• _INSTRUCTIONS FOR THE TASK_
Give every line of the data again, unchanged, but with no pictures.

• _DATASET EXTRACT_
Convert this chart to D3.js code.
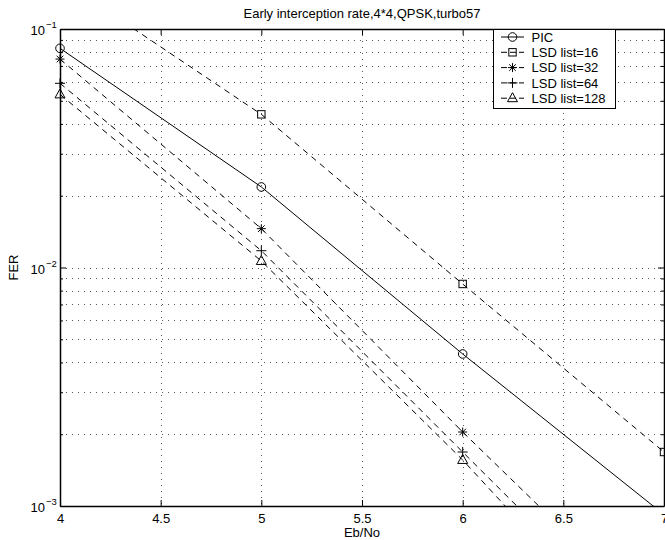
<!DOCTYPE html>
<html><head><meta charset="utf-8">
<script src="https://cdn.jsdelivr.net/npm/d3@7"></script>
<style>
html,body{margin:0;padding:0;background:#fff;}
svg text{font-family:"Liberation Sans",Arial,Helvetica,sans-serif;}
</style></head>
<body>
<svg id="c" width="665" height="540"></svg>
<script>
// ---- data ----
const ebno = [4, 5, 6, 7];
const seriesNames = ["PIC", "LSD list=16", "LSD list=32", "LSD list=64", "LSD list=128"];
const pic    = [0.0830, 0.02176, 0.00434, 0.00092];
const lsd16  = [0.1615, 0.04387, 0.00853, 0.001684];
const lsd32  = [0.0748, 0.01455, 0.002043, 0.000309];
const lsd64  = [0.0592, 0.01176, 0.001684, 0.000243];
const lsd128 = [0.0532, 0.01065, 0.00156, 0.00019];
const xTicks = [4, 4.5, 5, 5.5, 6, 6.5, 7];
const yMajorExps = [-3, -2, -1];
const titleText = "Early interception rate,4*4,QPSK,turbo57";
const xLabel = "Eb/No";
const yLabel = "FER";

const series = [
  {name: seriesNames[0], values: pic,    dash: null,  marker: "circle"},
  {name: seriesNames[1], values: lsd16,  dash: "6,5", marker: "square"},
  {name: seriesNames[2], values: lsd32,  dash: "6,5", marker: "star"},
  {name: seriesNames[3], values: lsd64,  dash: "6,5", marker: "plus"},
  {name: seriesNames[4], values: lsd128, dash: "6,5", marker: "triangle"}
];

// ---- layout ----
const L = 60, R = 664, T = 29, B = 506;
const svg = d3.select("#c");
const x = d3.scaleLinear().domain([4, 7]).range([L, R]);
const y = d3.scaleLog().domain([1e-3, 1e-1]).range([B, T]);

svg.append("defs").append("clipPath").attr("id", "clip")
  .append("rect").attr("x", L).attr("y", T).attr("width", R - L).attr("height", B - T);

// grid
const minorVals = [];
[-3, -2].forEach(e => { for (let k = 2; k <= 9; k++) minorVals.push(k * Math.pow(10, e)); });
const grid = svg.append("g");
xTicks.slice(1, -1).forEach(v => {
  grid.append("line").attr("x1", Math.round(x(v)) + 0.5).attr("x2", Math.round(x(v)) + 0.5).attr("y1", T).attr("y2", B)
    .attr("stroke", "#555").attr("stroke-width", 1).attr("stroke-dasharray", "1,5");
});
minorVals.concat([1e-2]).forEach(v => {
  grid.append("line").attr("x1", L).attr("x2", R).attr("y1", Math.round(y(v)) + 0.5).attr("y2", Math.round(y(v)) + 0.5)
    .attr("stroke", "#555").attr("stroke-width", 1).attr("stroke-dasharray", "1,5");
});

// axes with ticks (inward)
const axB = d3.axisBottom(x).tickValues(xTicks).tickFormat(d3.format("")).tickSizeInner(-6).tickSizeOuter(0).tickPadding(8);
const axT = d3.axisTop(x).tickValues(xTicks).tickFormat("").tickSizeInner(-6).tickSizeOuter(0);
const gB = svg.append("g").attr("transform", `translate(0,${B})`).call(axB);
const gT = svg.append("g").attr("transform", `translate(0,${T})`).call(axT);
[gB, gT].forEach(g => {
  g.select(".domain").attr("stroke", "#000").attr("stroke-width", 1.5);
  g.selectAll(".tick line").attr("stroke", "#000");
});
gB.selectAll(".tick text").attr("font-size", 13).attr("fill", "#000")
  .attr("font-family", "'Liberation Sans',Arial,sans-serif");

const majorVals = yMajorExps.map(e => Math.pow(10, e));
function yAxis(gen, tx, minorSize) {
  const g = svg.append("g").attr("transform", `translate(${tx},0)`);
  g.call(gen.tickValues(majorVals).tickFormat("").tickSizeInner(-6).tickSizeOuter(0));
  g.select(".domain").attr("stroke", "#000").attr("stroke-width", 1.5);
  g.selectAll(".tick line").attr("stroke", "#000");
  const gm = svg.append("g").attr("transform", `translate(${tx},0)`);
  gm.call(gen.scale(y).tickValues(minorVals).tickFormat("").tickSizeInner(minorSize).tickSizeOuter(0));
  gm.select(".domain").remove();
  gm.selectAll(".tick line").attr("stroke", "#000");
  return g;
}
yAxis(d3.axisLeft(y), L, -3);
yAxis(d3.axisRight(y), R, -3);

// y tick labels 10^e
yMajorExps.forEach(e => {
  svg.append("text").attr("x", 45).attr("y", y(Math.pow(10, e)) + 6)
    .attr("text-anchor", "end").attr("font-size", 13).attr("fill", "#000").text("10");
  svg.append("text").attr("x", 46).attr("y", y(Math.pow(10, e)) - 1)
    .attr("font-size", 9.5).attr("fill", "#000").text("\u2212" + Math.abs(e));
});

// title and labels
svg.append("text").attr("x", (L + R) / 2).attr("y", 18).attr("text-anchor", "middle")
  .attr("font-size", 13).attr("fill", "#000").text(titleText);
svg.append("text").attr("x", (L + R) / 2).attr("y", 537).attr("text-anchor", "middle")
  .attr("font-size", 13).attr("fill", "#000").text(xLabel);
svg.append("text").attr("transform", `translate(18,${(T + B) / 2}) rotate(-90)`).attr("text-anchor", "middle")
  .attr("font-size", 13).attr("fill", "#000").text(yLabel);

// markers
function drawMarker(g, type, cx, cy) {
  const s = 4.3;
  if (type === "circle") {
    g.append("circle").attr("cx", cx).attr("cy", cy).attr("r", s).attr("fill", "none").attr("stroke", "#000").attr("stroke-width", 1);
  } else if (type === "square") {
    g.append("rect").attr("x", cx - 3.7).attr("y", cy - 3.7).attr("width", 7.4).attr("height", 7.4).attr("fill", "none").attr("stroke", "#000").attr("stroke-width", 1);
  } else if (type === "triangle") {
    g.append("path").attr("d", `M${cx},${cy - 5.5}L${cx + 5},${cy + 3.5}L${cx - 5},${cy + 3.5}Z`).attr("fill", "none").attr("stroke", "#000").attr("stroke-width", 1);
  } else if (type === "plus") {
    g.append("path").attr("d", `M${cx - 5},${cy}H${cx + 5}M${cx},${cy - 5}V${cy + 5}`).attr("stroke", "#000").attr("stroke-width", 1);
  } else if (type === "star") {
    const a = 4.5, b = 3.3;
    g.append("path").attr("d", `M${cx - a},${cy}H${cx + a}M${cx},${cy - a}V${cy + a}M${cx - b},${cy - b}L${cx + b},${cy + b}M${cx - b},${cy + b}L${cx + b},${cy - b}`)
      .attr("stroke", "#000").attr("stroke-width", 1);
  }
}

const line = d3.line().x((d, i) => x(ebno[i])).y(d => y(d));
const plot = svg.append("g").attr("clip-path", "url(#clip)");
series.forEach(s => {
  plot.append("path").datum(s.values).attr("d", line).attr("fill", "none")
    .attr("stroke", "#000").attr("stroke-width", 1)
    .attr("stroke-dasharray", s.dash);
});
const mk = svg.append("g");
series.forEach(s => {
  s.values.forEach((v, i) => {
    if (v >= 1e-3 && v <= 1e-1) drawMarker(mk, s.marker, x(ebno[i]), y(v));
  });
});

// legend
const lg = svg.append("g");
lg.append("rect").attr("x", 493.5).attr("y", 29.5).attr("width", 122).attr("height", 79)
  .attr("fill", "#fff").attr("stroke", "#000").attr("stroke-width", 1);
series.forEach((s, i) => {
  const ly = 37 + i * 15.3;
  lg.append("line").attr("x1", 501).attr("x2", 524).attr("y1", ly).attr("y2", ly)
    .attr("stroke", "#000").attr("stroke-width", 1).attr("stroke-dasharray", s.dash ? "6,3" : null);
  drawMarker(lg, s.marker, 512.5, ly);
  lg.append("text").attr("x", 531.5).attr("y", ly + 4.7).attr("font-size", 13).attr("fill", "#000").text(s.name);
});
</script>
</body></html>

• _RESPONSE TO THIS TASK_
Convert this chart to D3.js code.
<!DOCTYPE html>
<html><head><meta charset="utf-8">
<script src="https://cdn.jsdelivr.net/npm/d3@7"></script>
<style>
html,body{margin:0;padding:0;background:#fff;}
svg text{font-family:"Liberation Sans",Arial,Helvetica,sans-serif;}
</style></head>
<body>
<svg id="c" width="665" height="540"></svg>
<script>
// ---- data ----
const ebno = [4, 5, 6, 7];
const seriesNames = ["PIC", "LSD list=16", "LSD list=32", "LSD list=64", "LSD list=128"];
const pic    = [0.0830, 0.02176, 0.00434, 0.00092];
const lsd16  = [0.1615, 0.04387, 0.00853, 0.001684];
const lsd32  = [0.0748, 0.01455, 0.002043, 0.000309];
const lsd64  = [0.0592, 0.01176, 0.001684, 0.000243];
const lsd128 = [0.0532, 0.01065, 0.00156, 0.00019];
const xTicks = [4, 4.5, 5, 5.5, 6, 6.5, 7];
const yMajorExps = [-3, -2, -1];
const titleText = "Early interception rate,4*4,QPSK,turbo57";
const xLabel = "Eb/No";
const yLabel = "FER";

const series = [
  {name: seriesNames[0], values: pic,    dash: null,  marker: "circle"},
  {name: seriesNames[1], values: lsd16,  dash: "6,5", marker: "square"},
  {name: seriesNames[2], values: lsd32,  dash: "6,5", marker: "star"},
  {name: seriesNames[3], values: lsd64,  dash: "6,5", marker: "plus"},
  {name: seriesNames[4], values: lsd128, dash: "6,5", marker: "triangle"}
];

// ---- layout ----
const L = 60, R = 664, T = 29, B = 506;
const svg = d3.select("#c");
const x = d3.scaleLinear().domain([4, 7]).range([L, R]);
const y = d3.scaleLog().domain([1e-3, 1e-1]).range([B, T]);

svg.append("defs").append("clipPath").attr("id", "clip")
  .append("rect").attr("x", L).attr("y", T).attr("width", R - L).attr("height", B - T);

// grid
const minorVals = [];
[-3, -2].forEach(e => { for (let k = 2; k <= 9; k++) minorVals.push(k * Math.pow(10, e)); });
const grid = svg.append("g");
xTicks.slice(1, -1).forEach(v => {
  grid.append("line").attr("x1", Math.round(x(v)) + 0.5).attr("x2", Math.round(x(v)) + 0.5).attr("y1", T).attr("y2", B)
    .attr("stroke", "#555").attr("stroke-width", 1).attr("stroke-dasharray", "1,5");
});
minorVals.concat([1e-2]).forEach(v => {
  grid.append("line").attr("x1", L).attr("x2", R).attr("y1", Math.round(y(v)) + 0.5).attr("y2", Math.round(y(v)) + 0.5)
    .attr("stroke", "#555").attr("stroke-width", 1).attr("stroke-dasharray", "1,5");
});

// axes with ticks (inward)
const axB = d3.axisBottom(x).tickValues(xTicks).tickFormat(d3.format("")).tickSizeInner(-6).tickSizeOuter(0).tickPadding(8);
const axT = d3.axisTop(x).tickValues(xTicks).tickFormat("").tickSizeInner(-6).tickSizeOuter(0);
const gB = svg.append("g").attr("transform", `translate(0,${B})`).call(axB);
const gT = svg.append("g").attr("transform", `translate(0,${T})`).call(axT);
[gB, gT].forEach(g => {
  g.select(".domain").attr("stroke", "#000").attr("stroke-width", 1.5);
  g.selectAll(".tick line").attr("stroke", "#000");
});
gB.selectAll(".tick text").attr("font-size", 13).attr("fill", "#000")
  .attr("font-family", "'Liberation Sans',Arial,sans-serif");

const majorVals = yMajorExps.map(e => Math.pow(10, e));
function yAxis(gen, tx, minorSize) {
  const g = svg.append("g").attr("transform", `translate(${tx},0)`);
  g.call(gen.tickValues(majorVals).tickFormat("").tickSizeInner(-6).tickSizeOuter(0));
  g.select(".domain").attr("stroke", "#000").attr("stroke-width", 1.5);
  g.selectAll(".tick line").attr("stroke", "#000");
  const gm = svg.append("g").attr("transform", `translate(${tx},0)`);
  gm.call(gen.scale(y).tickValues(minorVals).tickFormat("").tickSizeInner(minorSize).tickSizeOuter(0));
  gm.select(".domain").remove();
  gm.selectAll(".tick line").attr("stroke", "#000");
  return g;
}
yAxis(d3.axisLeft(y), L, -3);
yAxis(d3.axisRight(y), R, -3);

// y tick labels 10^e
yMajorExps.forEach(e => {
  svg.append("text").attr("x", 45).attr("y", y(Math.pow(10, e)) + 6)
    .attr("text-anchor", "end").attr("font-size", 13).attr("fill", "#000").text("10");
  svg.append("text").attr("x", 46).attr("y", y(Math.pow(10, e)) - 1)
    .attr("font-size", 9.5).attr("fill", "#000").text("\u2212" + Math.abs(e));
});

// title and labels
svg.append("text").attr("x", (L + R) / 2).attr("y", 18).attr("text-anchor", "middle")
  .attr("font-size", 13).attr("fill", "#000").text(titleText);
svg.append("text").attr("x", (L + R) / 2).attr("y", 537).attr("text-anchor", "middle")
  .attr("font-size", 13).attr("fill", "#000").text(xLabel);
svg.append("text").attr("transform", `translate(18,${(T + B) / 2}) rotate(-90)`).attr("text-anchor", "middle")
  .attr("font-size", 13).attr("fill", "#000").text(yLabel);

// markers
function drawMarker(g, type, cx, cy) {
  const s = 4.3;
  if (type === "circle") {
    g.append("circle").attr("cx", cx).attr("cy", cy).attr("r", s).attr("fill", "none").attr("stroke", "#000").attr("stroke-width", 1);
  } else if (type === "square") {
    g.append("rect").attr("x", cx - 3.7).attr("y", cy - 3.7).attr("width", 7.4).attr("height", 7.4).attr("fill", "none").attr("stroke", "#000").attr("stroke-width", 1);
  } else if (type === "triangle") {
    g.append("path").attr("d", `M${cx},${cy - 5.5}L${cx + 5},${cy + 3.5}L${cx - 5},${cy + 3.5}Z`).attr("fill", "none").attr("stroke", "#000").attr("stroke-width", 1);
  } else if (type === "plus") {
    g.append("path").attr("d", `M${cx - 5},${cy}H${cx + 5}M${cx},${cy - 5}V${cy + 5}`).attr("stroke", "#000").attr("stroke-width", 1);
  } else if (type === "star") {
    const a = 4.5, b = 3.3;
    g.append("path").attr("d", `M${cx - a},${cy}H${cx + a}M${cx},${cy - a}V${cy + a}M${cx - b},${cy - b}L${cx + b},${cy + b}M${cx - b},${cy + b}L${cx + b},${cy - b}`)
      .attr("stroke", "#000").attr("stroke-width", 1);
  }
}

const line = d3.line().x((d, i) => x(ebno[i])).y(d => y(d));
const plot = svg.append("g").attr("clip-path", "url(#clip)");
series.forEach(s => {
  plot.append("path").datum(s.values).attr("d", line).attr("fill", "none")
    .attr("stroke", "#000").attr("stroke-width", 1)
    .attr("stroke-dasharray", s.dash);
});
const mk = svg.append("g");
series.forEach(s => {
  s.values.forEach((v, i) => {
    if (v >= 1e-3 && v <= 1e-1) drawMarker(mk, s.marker, x(ebno[i]), y(v));
  });
});

// legend
const lg = svg.append("g");
lg.append("rect").attr("x", 493.5).attr("y", 29.5).attr("width", 122).attr("height", 79)
  .attr("fill", "#fff").attr("stroke", "#000").attr("stroke-width", 1);
series.forEach((s, i) => {
  const ly = 37 + i * 15.3;
  lg.append("line").attr("x1", 501).attr("x2", 524).attr("y1", ly).attr("y2", ly)
    .attr("stroke", "#000").attr("stroke-width", 1).attr("stroke-dasharray", s.dash ? "6,3" : null);
  drawMarker(lg, s.marker, 512.5, ly);
  lg.append("text").attr("x", 531.5).attr("y", ly + 4.7).attr("font-size", 13).attr("fill", "#000").text(s.name);
});
</script>
</body></html>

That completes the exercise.